SRPP: Talker identity from acoustic voice variability

Cynthia Yoonjeong Lee (Department of Head & Neck Surgery, UCLA)
17 December 2021, 17h0018h30

What makes your voice yours? Human voices, our “auditory faces,” are inherently social, involving a speaker, a signal, a listener, and their interaction. Neither voice perception nor production can be understood without consideration of the dynamic, variable signals that shape utterances. Our team has identified a suite of measures that constitute a psycho-acoustic model of voice quality, paving the way for a long overdue refinement in characterizing talker voice variation. In this talk, I introduce a series of interdisciplinary studies of voice quality that tackle the challenge of identifying which of the model’s indices account for perceptually relevant acoustic variance within and among speakers.

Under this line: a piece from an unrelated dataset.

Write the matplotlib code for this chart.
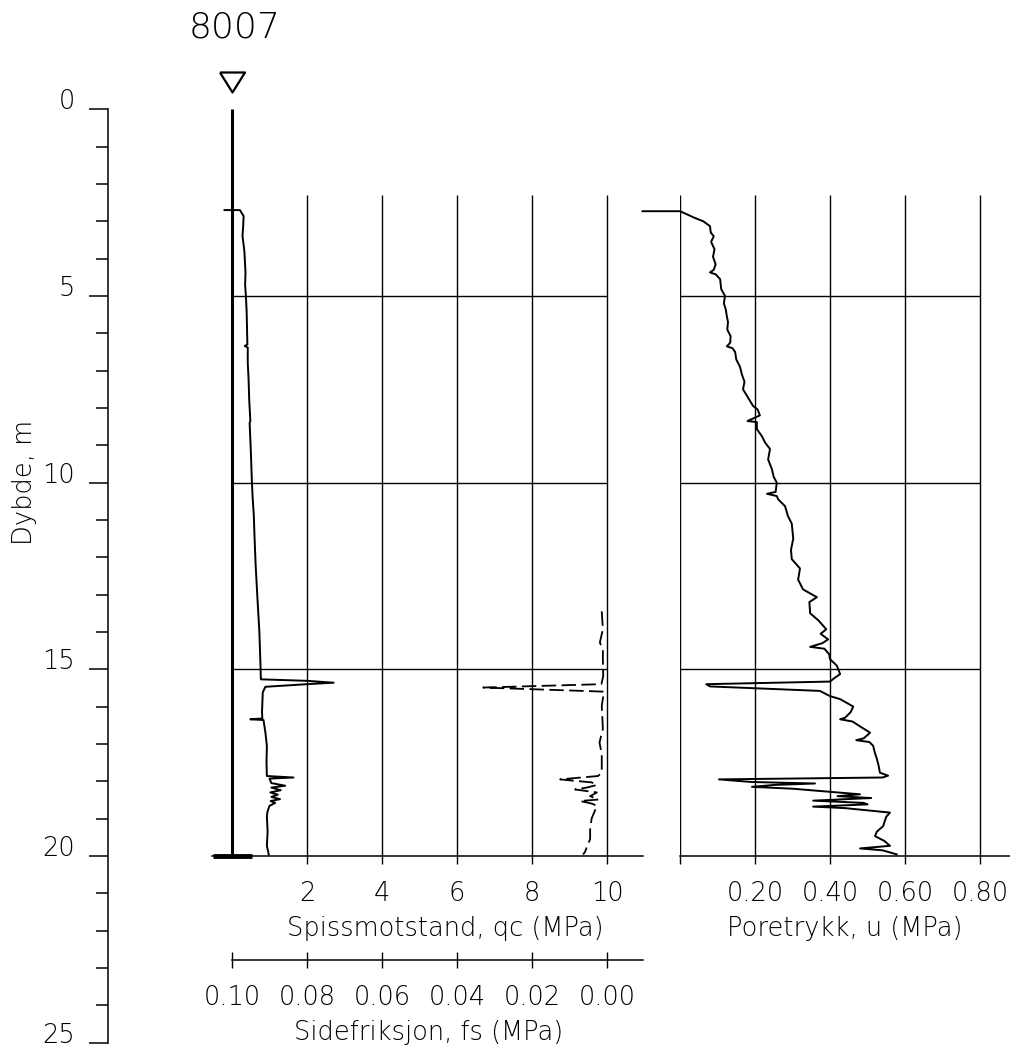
import matplotlib
matplotlib.use("Agg")
import matplotlib.pyplot as plt
from matplotlib.ticker import FixedLocator, MultipleLocator

plt.rcParams['font.family'] = ['DejaVu Sans']
plt.rcParams['font.size'] = 18.5
plt.rcParams['font.weight'] = 'light'
plt.rcParams['axes.labelweight'] = 'light'

W, H = 1010, 1049
DPI = 100

# depth scale: pixel row of 0 m and pixels per metre
Y0 = 109.3
PX_PER_M = 37.33

HOLE = "8007"
GRID_TOP = 2.3
BOTTOM = 20.0

# cone resistance qc (MPa) against depth (m)
qc_depth = [2.70, 2.70, 2.86, 3.10, 3.39, 3.80, 4.37, 4.70, 5.00, 5.40, 5.84,
            6.30, 6.34, 6.38, 6.80, 7.18, 7.80, 8.35, 8.40, 9.10, 9.96, 10.40,
            10.85, 11.43, 12.20, 13.13, 14.00, 14.91, 15.27, 15.31, 15.36,
            15.40, 15.47, 15.62, 15.90, 16.15, 16.32, 16.34, 16.36, 16.69,
            17.05, 17.50, 17.86, 17.90, 17.93, 18.05, 18.12, 18.17, 18.24,
            18.30, 18.36, 18.42, 18.48, 18.53, 18.58, 18.66, 18.80, 18.93,
            19.35, 19.73, 19.96]
qc = [-0.20, 0.21, 0.31, 0.30, 0.28, 0.33, 0.36, 0.35, 0.37, 0.39, 0.40,
      0.41, 0.34, 0.42, 0.42, 0.44, 0.46, 0.49, 0.47, 0.50, 0.53, 0.55,
      0.58, 0.60, 0.63, 0.68, 0.73, 0.76, 0.77, 2.00, 2.71,
      2.00, 0.89, 0.82, 0.81, 0.80, 0.81, 0.49, 0.84, 0.89,
      0.93, 0.92, 0.93, 1.64, 1.00, 1.05, 1.42, 1.05, 1.30,
      1.02, 1.22, 1.05, 1.28, 1.03, 1.15, 1.00, 0.95, 0.93,
      0.95, 0.93, 0.98]

# sleeve friction fs (MPa) against depth (m)
fs_depth = [13.45, 13.93, 14.28, 14.50, 14.73, 15.18, 15.40, 15.49, 15.60,
            15.98, 16.60, 16.96, 17.28, 17.77, 17.86, 17.95, 17.99, 18.03,
            18.10, 18.17, 18.22, 18.30, 18.40, 18.49, 18.53, 18.60, 18.66,
            19.00, 19.29, 19.55, 19.90, 19.96]
fs = [0.0014, 0.0011, 0.0019, 0.0011, 0.0011, 0.0010, 0.0015, 0.0330, 0.0008,
      0.0014, 0.0011, 0.0020, 0.0014, 0.0014, 0.0024, 0.0125, 0.0085, 0.0041,
      0.0027, 0.0054, 0.0085, 0.0027, 0.0045, 0.0023, 0.0072, 0.0040, 0.0027,
      0.0041, 0.0045, 0.0045, 0.0059, 0.0064]

# pore pressure u (MPa) against depth (m)
u_depth = [2.73, 2.73, 2.82, 2.89, 3.00, 3.13, 3.30, 3.40, 3.55, 3.75, 3.95,
           4.15, 4.30, 4.37, 4.42, 4.55, 4.82, 5.00, 5.20, 5.36, 5.55, 5.70,
           5.90, 6.08, 6.25, 6.35, 6.40, 6.50, 6.70, 6.90, 7.10, 7.30, 7.50,
           7.70, 7.95, 8.04, 8.20, 8.35, 8.38, 8.57, 8.75, 8.93, 9.10, 9.38,
           9.64, 9.85, 10.00, 10.25, 10.30, 10.36, 10.45, 10.63, 10.90, 11.10,
           11.50, 11.80, 12.05, 12.30, 12.60, 12.86, 13.07, 13.20, 13.50,
           13.70, 13.93, 14.05, 14.20, 14.30, 14.40, 14.45, 14.60, 14.73,
           14.90, 15.13, 15.25, 15.33, 15.40, 15.46, 15.58, 15.72, 15.80,
           16.00, 16.15, 16.30, 16.34, 16.40, 16.53, 16.70, 16.85, 16.90,
           16.95, 17.05, 17.25, 17.40, 17.60, 17.77, 17.85, 17.90, 17.95,
           18.02, 18.06, 18.10, 18.15, 18.20, 18.30, 18.35, 18.40, 18.45,
           18.52, 18.58, 18.62, 18.68, 18.72, 18.84, 18.95, 19.10, 19.20,
           19.35, 19.47, 19.60, 19.73, 19.80, 19.85, 19.96]
u = [-0.100, 0.000, 0.020, 0.035, 0.062, 0.080, 0.082, 0.090, 0.083, 0.092, 0.088,
     0.095, 0.090, 0.080, 0.095, 0.107, 0.110, 0.120, 0.117, 0.122, 0.125, 0.128,
     0.126, 0.135, 0.134, 0.125, 0.140, 0.147, 0.150, 0.160, 0.165, 0.172, 0.168,
     0.180, 0.195, 0.207, 0.213, 0.180, 0.205, 0.205, 0.218, 0.227, 0.240, 0.235,
     0.245, 0.250, 0.258, 0.255, 0.232, 0.258, 0.262, 0.280, 0.288, 0.298,
     0.302, 0.296, 0.298, 0.320, 0.315, 0.328, 0.365, 0.345, 0.347,
     0.370, 0.390, 0.375, 0.395, 0.380, 0.347, 0.385, 0.398, 0.400,
     0.418, 0.427, 0.410, 0.400, 0.070, 0.080, 0.373, 0.400, 0.427,
     0.462, 0.455, 0.440, 0.427, 0.460, 0.480, 0.507, 0.490, 0.470,
     0.505, 0.515, 0.520, 0.525, 0.530, 0.533, 0.555, 0.540, 0.104,
     0.190, 0.360, 0.250, 0.192, 0.300, 0.420, 0.480, 0.420, 0.510,
     0.355, 0.490, 0.500, 0.355, 0.440, 0.560, 0.550, 0.545, 0.542,
     0.525, 0.520, 0.545, 0.560, 0.480, 0.540, 0.578]

depth_ticks = [0, 5, 10, 15, 20, 25]
qc_ticks = [2, 4, 6, 8, 10]
fs_ticks = [0.10, 0.08, 0.06, 0.04, 0.02, 0.00]
u_ticks = [0.0, 0.2, 0.4, 0.6, 0.8]
u_labels = ["", "0.20", "0.40", "0.60", "0.80"]


def depth_px(d):
    return Y0 + PX_PER_M * d


def add_px_axes(fig, x0, x1, y_top, y_bot):
    return fig.add_axes([x0 / W, 1 - y_bot / H, (x1 - x0) / W, (y_bot - y_top) / H])


def bare(ax, keep=("bottom",)):
    for name, spine in ax.spines.items():
        spine.set_visible(name in keep)
        spine.set_linewidth(1.1)
    ax.set_facecolor("none")
    ax.tick_params(left=False, labelleft=False)


fig = plt.figure(figsize=(W / DPI, H / DPI), dpi=DPI)

# depth scale on the far left, labels sitting on top of their ticks
d_x0, d_x1 = 108, 150
ax_d = add_px_axes(fig, d_x0, d_x1, depth_px(0), depth_px(25))
bare(ax_d, keep=("left",))
ax_d.set_ylim(25, 0)
ax_d.set_xticks([])
ax_d.yaxis.set_major_locator(FixedLocator(depth_ticks))
ax_d.yaxis.set_minor_locator(MultipleLocator(1))
ax_d.tick_params(axis="y", which="major", left=True, labelleft=True,
                 length=13.7, width=1.1, pad=10)
ax_d.tick_params(axis="y", which="minor", left=True, length=8.6, width=1.1)
for lab in ax_d.get_yticklabels():
    lab.set_va("baseline")
ax_d.set_ylabel("Dybde, m")
ax_d.yaxis.set_label_coords((37 - d_x0) / (d_x1 - d_x0), 1 - 10 / 25)

# cone resistance / sleeve friction panel
qc_x0, qc_x1 = 212, 643
ax_q = add_px_axes(fig, qc_x0, qc_x1, depth_px(0), depth_px(BOTTOM))
bare(ax_q)
ax_q.set_xlim((qc_x0 - 232) / 37.5, (qc_x1 - 232) / 37.5)
ax_q.set_ylim(BOTTOM, 0)
ax_q.set_xticks(qc_ticks)
ax_q.set_xticklabels([str(t) for t in qc_ticks])
ax_q.tick_params(axis="x", length=5.8, width=1.0, pad=12)
ax_q.set_xlabel("Spissmotstand, qc (MPa)")
ax_q.xaxis.set_label_coords((445 - qc_x0) / (qc_x1 - qc_x0), -0.08)

ax_q.vlines(qc_ticks, GRID_TOP, BOTTOM, color="black", lw=1.0)
ax_q.hlines([5, 10, 15], 0, 10, color="black", lw=1.0)
ax_q.vlines(0, 0, BOTTOM, color="black", lw=2.2)
ax_q.hlines(BOTTOM, -0.5, 0.53, color="black", lw=3.5, clip_on=False)
ax_q.plot(qc, qc_depth, color="black", lw=1.4, clip_on=False)
# sleeve friction drawn on a reversed scale: 0.00 at qc = 10, 0.10 at qc = 0
ax_q.plot([10 - f * 100 for f in fs], fs_depth, color="black", lw=1.3,
          linestyle=(0, (8, 3)), clip_on=False)
ax_q.plot([0], [-0.72], marker=[(-1, 0.8), (1, 0.8), (0, -0.8), (-1, 0.8)],
          markersize=18, markerfacecolor="white", markeredgecolor="black",
          markeredgewidth=1.6, clip_on=False)
ax_q.text(0.07, -2.18, HOLE, fontsize=26, ha="center", va="center")

# separate scale line for sleeve friction
fs_x0, fs_x1 = 232, 643
ax_f = add_px_axes(fig, fs_x0, fs_x1, 959, 960)
bare(ax_f)
ax_f.set_xlim(0.10, 0.10 - (fs_x1 - fs_x0) / 3750)
ax_f.set_yticks([])
ax_f.set_xticks(fs_ticks)
ax_f.set_xticklabels(["%.2f" % t for t in fs_ticks])
ax_f.tick_params(axis="x", direction="inout", length=11.5, width=1.0, pad=12)
ax_f.set_xlabel("Sidefriksjon, fs (MPa)")
ax_f.xaxis.set_label_coords((429 - fs_x0) / (fs_x1 - fs_x0), -60)

# pore pressure panel
u_x0, u_x1 = 680, 1010
ax_u = add_px_axes(fig, u_x0, u_x1, depth_px(0), depth_px(BOTTOM))
bare(ax_u)
ax_u.set_xlim(0, (u_x1 - u_x0) / 375)
ax_u.set_ylim(BOTTOM, 0)
ax_u.set_xticks(u_ticks)
ax_u.set_xticklabels(u_labels)
ax_u.tick_params(axis="x", length=5.8, width=1.0, pad=12)
ax_u.set_xlabel("Poretrykk, u (MPa)")
ax_u.xaxis.set_label_coords((845 - u_x0) / (u_x1 - u_x0), -0.08)

ax_u.vlines(u_ticks, GRID_TOP, BOTTOM, color="black", lw=1.0)
ax_u.hlines([5, 10, 15], 0, 0.8, color="black", lw=1.0)
ax_u.plot(u, u_depth, color="black", lw=1.4, clip_on=False)

fig.savefig("out.png", dpi=DPI)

These studies investigate vocal and perceptual behaviors of many individuals from various backgrounds, employing computational tools to analyze large arrays of high-dimensional data to characterize voice variation within and across speakers and across voice qualities, speaking styles, emotions, and dialects or languages. The overarching hypothesis is that the same small set of acoustic variables characterizes acoustic variability across voices but that much of what characterizes individual speakers is idiosyncratic. Our investigation incorporates a broad range of language and communicative contexts, including identifying acoustic spaces for speech produced in different speaking styles and under different emotions, languages with and/or without tone and/or phonation contrasts, severely pathologic voices, and their perceptual consequences. Our findings serve as a basis for research on voice production and recognition, and for clinical diagnosis and/or treatment of deviation in voice quality.